Alain de Botton (b. Zurich Switzerland in 1969 and now lives in London; ‘philosopher of everyday life,” writer and essayist)

Bio Source:

alaindebotton.com/cv

“No man is great enough or wise enough for any of us to surrender our destiny to. The only way in which anyone can lead us is to restore to us the belief in our own guidance.”

Henry Miller (1891-1980, American writer; known for breaking with existing literary forms, developing a new semi-autobiographical novel that blended character study, social criticism, philosophical reflection, explicit language, sex, surrealist free association and mysticism; known for writing Tropic of Cancer, Black Spring, Tropic of Capricorn, and The Rosy Cruxifixion.)

Bio Source:

en.wikipedia.org/wiki/Henry_Miller and
www.henrymiller.info/bio/bio.html

“The reason why many are still troubled, still seeking, still making little forward progress is because they haven't yet come to the end of themselves. We're still trying to give orders, and interfering with God's work within us. ”

A.W. Tozer (1897-1963, American Christian pastor, preacher, author, magazine editor, and spiritual mentor; he received two honorary doctorate degrees for his work.)

Bio Source:

en.wikipedia.org/wiki/A._W._Tozer

“Something amazing happens when we surrender and just love. We melt into another world, a realm of power already within us. The world changes when we change. The world softens when we soften. The world loves us when we choose to love the world.”

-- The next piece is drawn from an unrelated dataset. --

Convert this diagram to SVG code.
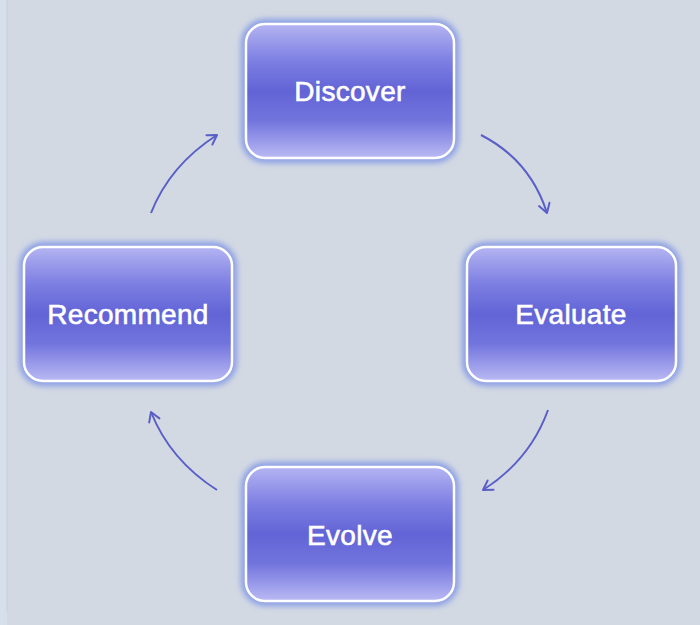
<svg xmlns="http://www.w3.org/2000/svg" width="700" height="625" viewBox="0 0 700 625">
<defs>
<linearGradient id="boxGrad" x1="0" y1="0" x2="0" y2="1">
<stop offset="0" stop-color="#b4b4f2"/>
<stop offset="0.28" stop-color="#7c7ee2"/>
<stop offset="0.5" stop-color="#6264d6"/>
<stop offset="0.72" stop-color="#7274dd"/>
<stop offset="1" stop-color="#babaf4"/>
</linearGradient>
<filter id="glow" x="-20%" y="-20%" width="140%" height="140%">
<feGaussianBlur stdDeviation="3"/>
</filter>
<marker id="arrow" markerWidth="14" markerHeight="14" refX="11" refY="7" orient="auto" markerUnits="userSpaceOnUse">
<path d="M2,1.5 L11,7 L2,12.5" fill="none" stroke="#5a5fc8" stroke-width="2" stroke-linecap="round" stroke-linejoin="round"/>
</marker>
</defs>
<style>
.halo{fill:none;stroke:#7d93e6;stroke-width:7;filter:url(#glow);}
.box{fill:url(#boxGrad);stroke:#ffffff;stroke-width:2.5;}
.label{fill:#ffffff;stroke:#ffffff;stroke-width:0.6;font-family:"Liberation Sans",Arial,sans-serif;font-size:28px;letter-spacing:0.3px;text-anchor:middle;}
.conn{fill:none;stroke:#5a5fc8;stroke-width:2;marker-end:url(#arrow);}
</style>
<rect x="0" y="0" width="700" height="625" fill="#d3d9e3"/>
<rect x="0" y="0" width="7" height="625" fill="#d8dfec"/>
<line x1="7" y1="0" x2="7" y2="612" stroke="#c9cfdc" stroke-width="1"/>

<g id="connectors">
<path class="conn" d="M481,135 Q530,160 547,213"/>
<path class="conn" d="M548,410 Q530,460 483,490"/>
<path class="conn" d="M217,490 Q170,460 151,412"/>
<path class="conn" d="M151,213 Q170,165 217,135"/>
</g>

<g id="discover">
<rect class="halo" x="245" y="23" width="210" height="136" rx="20"/>
<rect class="box" x="246" y="24" width="208" height="134" rx="19"/>
<text class="label" x="350" y="101">Discover</text>
</g>
<g id="evaluate">
<rect class="halo" x="466" y="246" width="211" height="136" rx="20"/>
<rect class="box" x="467" y="247" width="209" height="134" rx="19"/>
<text class="label" x="571" y="324">Evaluate</text>
</g>
<g id="recommend">
<rect class="halo" x="23" y="246" width="210" height="136" rx="20"/>
<rect class="box" x="24" y="247" width="208" height="134" rx="19"/>
<text class="label" x="128" y="324">Recommend</text>
</g>
<g id="evolve">
<rect class="halo" x="245" y="466" width="210" height="136" rx="20"/>
<rect class="box" x="246" y="467" width="208" height="134" rx="19"/>
<text class="label" x="350" y="545">Evolve</text>
</g>
</svg>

Marianne Williamson (b. 1952, spiritual teacher, author, and lecturer; best known for writing Illuminata and A Return to Love)

Bio Source:

marianne.com

“One does not surrender a life in an instant. That which is lifelong can only be surrendered in a lifetime.”

Elisabeth Elliot (1926-2015, one of the most influential Christian authors and speakers)

Bio Source:

www.elisabethelliot.org/about.html

“I like the scientific spirit—the holding off, the being sure but not too sure, the willingness to surrender ideas when the evidence is against them: this is ultimately fine—it always keeps the way beyond open—always gives life, thought, affection, the whole man, a chance to try over again after a mistake—after a wrong guess.”

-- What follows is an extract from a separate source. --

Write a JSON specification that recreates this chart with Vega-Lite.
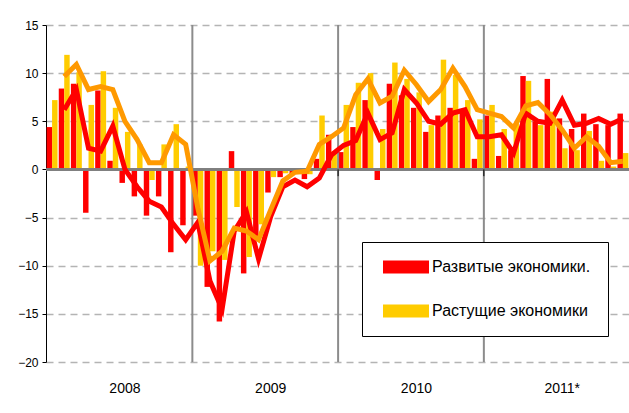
{
  "$schema": "https://vega.github.io/schema/vega-lite/v6.json",
  "width": 583,
  "height": 337,
  "autosize": "none",
  "padding": {"left": 46, "top": 25, "right": 0, "bottom": 51},
  "background": "white",
  "config": {
    "font": "Liberation Sans",
    "view": {"stroke": null},
    "axis": {"labelColor": "black", "labelFont": "Liberation Sans"},
    "legend": {"labelFont": "Liberation Sans"}
  },
  "data": {"values": [
    {"m":"2008-01","s":"Развитые экономики.","v":4.4,"ma":null},{"m":"2008-01","s":"Растущие экономики","v":7.2,"ma":null},
    {"m":"2008-02","s":"Развитые экономики.","v":8.4,"ma":6.2},{"m":"2008-02","s":"Растущие экономики","v":11.9,"ma":9.65},
    {"m":"2008-03","s":"Развитые экономики.","v":8.9,"ma":8.3},{"m":"2008-03","s":"Растущие экономики","v":10.1,"ma":10.9},
    {"m":"2008-04","s":"Развитые экономики.","v":-4.5,"ma":2.2},{"m":"2008-04","s":"Растущие экономики","v":6.7,"ma":8.3},
    {"m":"2008-05","s":"Развитые экономики.","v":8.2,"ma":1.9},{"m":"2008-05","s":"Растущие экономики","v":10.2,"ma":8.6},
    {"m":"2008-06","s":"Развитые экономики.","v":0.9,"ma":4.5},{"m":"2008-06","s":"Растущие экономики","v":6.4,"ma":8.3},
    {"m":"2008-07","s":"Развитые экономики.","v":-1.4,"ma":0.0},{"m":"2008-07","s":"Растущие экономики","v":3.9,"ma":5.0},
    {"m":"2008-08","s":"Развитые экономики.","v":-2.8,"ma":-1.8},{"m":"2008-08","s":"Растущие экономики","v":2.6,"ma":3.1},
    {"m":"2008-09","s":"Развитые экономики.","v":-4.8,"ma":-3.3},{"m":"2008-09","s":"Растущие экономики","v":-1.1,"ma":0.7},
    {"m":"2008-10","s":"Развитые экономики.","v":-2.8,"ma":-3.9},{"m":"2008-10","s":"Растущие экономики","v":2.6,"ma":0.7},
    {"m":"2008-11","s":"Развитые экономики.","v":-8.6,"ma":-5.7},{"m":"2008-11","s":"Растущие экономики","v":4.7,"ma":3.6},
    {"m":"2008-12","s":"Развитые экономики.","v":-5.8,"ma":-7.3},{"m":"2008-12","s":"Растущие экономики","v":0.3,"ma":2.6},
    {"m":"2009-01","s":"Развитые экономики.","v":-4.8,"ma":-5.5},{"m":"2009-01","s":"Растущие экономики","v":-10.0,"ma":-4.0},
    {"m":"2009-02","s":"Развитые экономики.","v":-12.2,"ma":-11.6},{"m":"2009-02","s":"Растущие экономики","v":-8.5,"ma":-9.5},
    {"m":"2009-03","s":"Развитые экономики.","v":-15.8,"ma":-14.5},{"m":"2009-03","s":"Растущие экономики","v":-9.4,"ma":-8.5},
    {"m":"2009-04","s":"Развитые экономики.","v":1.9,"ma":-6.4},{"m":"2009-04","s":"Растущие экономики","v":-3.9,"ma":-6.1},
    {"m":"2009-05","s":"Развитые экономики.","v":-10.8,"ma":-4.4},{"m":"2009-05","s":"Растущие экономики","v":-9.1,"ma":-6.4},
    {"m":"2009-06","s":"Развитые экономики.","v":-7.0,"ma":-9.3},{"m":"2009-06","s":"Растущие экономики","v":-5.7,"ma":-7.3},
    {"m":"2009-07","s":"Развитые экономики.","v":-2.4,"ma":-4.9},{"m":"2009-07","s":"Растущие экономики","v":-0.8,"ma":-4.2},
    {"m":"2009-08","s":"Развитые экономики.","v":-0.8,"ma":-1.8},{"m":"2009-08","s":"Растущие экономики","v":-0.4,"ma":-1.2},
    {"m":"2009-09","s":"Развитые экономики.","v":-0.5,"ma":-1.1},{"m":"2009-09","s":"Растущие экономики","v":-0.2,"ma":-0.3},
    {"m":"2009-10","s":"Развитые экономики.","v":-1.0,"ma":-1.8},{"m":"2009-10","s":"Растущие экономики","v":-0.5,"ma":-0.2},
    {"m":"2009-11","s":"Развитые экономики.","v":1.1,"ma":-0.9},{"m":"2009-11","s":"Растущие экономики","v":5.6,"ma":2.6},
    {"m":"2009-12","s":"Развитые экономики.","v":3.6,"ma":1.5},{"m":"2009-12","s":"Растущие экономики","v":1.9,"ma":3.4},
    {"m":"2010-01","s":"Развитые экономики.","v":1.8,"ma":2.5},{"m":"2010-01","s":"Растущие экономики","v":6.7,"ma":4.3},
    {"m":"2010-02","s":"Развитые экономики.","v":4.4,"ma":3.0},{"m":"2010-02","s":"Растущие экономики","v":9.0,"ma":7.75},
    {"m":"2010-03","s":"Развитые экономики.","v":7.2,"ma":5.85},{"m":"2010-03","s":"Растущие экономики","v":10.0,"ma":9.4},
    {"m":"2010-04","s":"Развитые экономики.","v":-1.1,"ma":3.1},{"m":"2010-04","s":"Растущие экономики","v":4.2,"ma":6.9},
    {"m":"2010-05","s":"Развитые экономики.","v":8.9,"ma":3.8},{"m":"2010-05","s":"Растущие экономики","v":11.1,"ma":7.6},
    {"m":"2010-06","s":"Развитые экономики.","v":7.7,"ma":8.3},{"m":"2010-06","s":"Растущие экономики","v":9.4,"ma":10.3},
    {"m":"2010-07","s":"Развитые экономики.","v":6.4,"ma":6.9},{"m":"2010-07","s":"Растущие экономики","v":8.0,"ma":8.8},
    {"m":"2010-08","s":"Развитые экономики.","v":3.9,"ma":5.0},{"m":"2010-08","s":"Растущие экономики","v":4.6,"ma":7.05},
    {"m":"2010-09","s":"Развитые экономики.","v":5.6,"ma":4.7},{"m":"2010-09","s":"Растущие экономики","v":11.4,"ma":8.3},
    {"m":"2010-10","s":"Развитые экономики.","v":6.4,"ma":5.85},{"m":"2010-10","s":"Растущие экономики","v":9.8,"ma":10.5},
    {"m":"2010-11","s":"Развитые экономики.","v":6.2,"ma":6.2},{"m":"2010-11","s":"Растущие экономики","v":7.2,"ma":8.6},
    {"m":"2010-12","s":"Развитые экономики.","v":1.1,"ma":3.4},{"m":"2010-12","s":"Растущие экономики","v":5.2,"ma":6.2},
    {"m":"2011-01","s":"Развитые экономики.","v":5.6,"ma":3.4},{"m":"2011-01","s":"Растущие экономики","v":6.7,"ma":5.85},
    {"m":"2011-02","s":"Развитые экономики.","v":1.4,"ma":3.6},{"m":"2011-02","s":"Растущие экономики","v":4.2,"ma":5.5},
    {"m":"2011-03","s":"Развитые экономики.","v":2.0,"ma":1.7},{"m":"2011-03","s":"Растущие экономики","v":4.8,"ma":4.3},
    {"m":"2011-04","s":"Развитые экономики.","v":9.7,"ma":5.85},{"m":"2011-04","s":"Растущие экономики","v":9.2,"ma":6.6},
    {"m":"2011-05","s":"Развитые экономики.","v":5.0,"ma":5.0},{"m":"2011-05","s":"Растущие экономики","v":4.6,"ma":6.95},
    {"m":"2011-06","s":"Развитые экономики.","v":9.4,"ma":4.8},{"m":"2011-06","s":"Растущие экономики","v":6.0,"ma":5.7},
    {"m":"2011-07","s":"Развитые экономики.","v":5.3,"ma":7.2},{"m":"2011-07","s":"Растущие экономики","v":2.2,"ma":4.1},
    {"m":"2011-08","s":"Развитые экономики.","v":4.2,"ma":4.6},{"m":"2011-08","s":"Растущие экономики","v":2.0,"ma":2.2},
    {"m":"2011-09","s":"Развитые экономики.","v":5.8,"ma":4.8},{"m":"2011-09","s":"Растущие экономики","v":4.0,"ma":3.4},
    {"m":"2011-10","s":"Развитые экономики.","v":4.7,"ma":5.3},{"m":"2011-10","s":"Растущие экономики","v":0.9,"ma":2.4},
    {"m":"2011-11","s":"Развитые экономики.","v":4.6,"ma":4.7},{"m":"2011-11","s":"Растущие экономики","v":0.3,"ma":0.7},
    {"m":"2011-12","s":"Развитые экономики.","v":5.8,"ma":5.3},{"m":"2011-12","s":"Растущие экономики","v":1.7,"ma":0.85}
  ]},
  "layer": [
    {
      "mark": {"type": "bar"},
      "encoding": {
        "x": {
          "field": "m", "type": "ordinal",
          "scale": {"paddingInner": 0.1, "paddingOuter": 0.05},
          "axis": {
            "values": ["2008-07", "2009-07", "2010-07", "2011-07"],
            "bandPosition": 0,
            "labelExpr": "slice(datum.value,0,4) + (slice(datum.value,0,4) == '2011' ? '*' : '')",
            "domain": false, "ticks": false, "grid": false,
            "labelAngle": 0, "labelPadding": 19, "labelFontSize": 14,
            "title": null
          }
        },
        "xOffset": {"field": "s", "scale": {"domain": ["Развитые экономики.", "Растущие экономики"]}},
        "y": {
          "field": "v", "type": "quantitative",
          "scale": {"domain": [-20, 15], "nice": false},
          "axis": {
            "values": [-20, -15, -10, -5, 0, 5, 10, 15],
            "grid": true, "gridDash": [7, 5], "gridColor": "#b4b4b4", "gridWidth": 1.5,
            "domainColor": "black", "domainWidth": 1,
            "tickColor": "black", "tickSize": 4,
            "labelFontSize": 12, "labelPadding": 4,
            "title": null
          }
        },
        "fill": {
          "field": "s", "type": "nominal",
          "scale": {"domain": ["Развитые экономики.", "Растущие экономики"], "range": ["#ff0000", "#ffcc00"]},
          "legend": {
            "orient": "none", "legendX": 316, "legendY": 217,
            "title": null,
            "symbolType": "M-3.2857,-0.9286H3.2857V0.9286H-3.2857Z",
            "symbolSize": 196,
            "symbolStrokeWidth": 0,
            "symbolOffset": 19,
            "labelFontSize": 16, "labelColor": "black", "labelOffset": 18,
            "rowPadding": 28, "padding": 17,
            "fillColor": "white", "strokeColor": "black"
          }
        }
      }
    },
    {
      "data": {"values": [{"m": "2009-01"}, {"m": "2010-01"}, {"m": "2011-01"}]},
      "mark": {"type": "rule", "color": "#8c8c8c", "strokeWidth": 2},
      "encoding": {"x": {"field": "m", "type": "ordinal", "bandPosition": 0}}
    },
    {
      "mark": {"type": "rule", "color": "#7f7f7f", "strokeWidth": 1.5},
      "encoding": {"y": {"datum": 0}}
    },
    {
      "data": {"values": [{"m": "2009-01"}, {"m": "2010-01"}, {"m": "2011-01"}]},
      "mark": {"type": "rule", "color": "black", "strokeWidth": 1},
      "encoding": {"x": {"field": "m", "type": "ordinal", "bandPosition": 0}, "y": {"datum": 0}, "y2": {"datum": -0.7}}
    },
    {
      "mark": {"type": "line", "strokeWidth": 5},
      "encoding": {
        "x": {"field": "m", "type": "ordinal"},
        "y": {"field": "ma", "type": "quantitative"},
        "stroke": {
          "field": "s", "type": "nominal",
          "scale": {"domain": ["Развитые экономики.", "Растущие экономики"], "range": ["#ff0000", "#ff9900"]},
          "legend": null
        }
      }
    }
  ]
}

Walt Whitman (1819-1892, America’s most influential and innovative poet; was also an essayist, journalist, and humanist; and best known for writing and self-publishing Leaves of Grass)

Bio Source:

www.whitmanarchive.org/biography/walt_whitman/index.html

Meditation

“No man is great enough or wise enough for any of us to surrender our destiny to. The only way in which anyone can lead us is to restore to us the belief in our own guidance.”

— Henry Miller

Somehow, we must submit to the notion that the era of the guru and the martyr are over, and that we are in a completely new age of Unity.

It’s a little bit scary to admit, but we are each other’s teachers.

The cycles of teaching and learning is the capitulation of deep listening and presence, because in these mind states of surrender we can acknowledge the serendipitous conversations and events that conspire to answer our unknown questions.

When we labor in pure, honest, and sincere service to and for each other we can open up as clear divine channels to our truth.  And once we do, this can allow for others to access and be vessels to their divine wisdom as well.

The biggest block to this collaborative wisdom is, of course, fear and judgment.  But, the more we can practice unconditional love and especially self-love and self-trust, the more we will build healthy boundaries, relationships, and trans-global communities.

We all hold the mystery keys, legends, and maps, not to each other’s destinies, but as breadcrumbs for our individual journeys.  And it matters not if we are strangers, allies, friends, or foes.  What’s important are the connective sparks of inspiration we allow to impart to one another.

What’s crucial is our continued capitulation and access to the divine energy that surrounds and flows through us so we can work joyously and diligently on the physical and mysterious planes on Earth, together!

Stay well, my fellow journey women and men.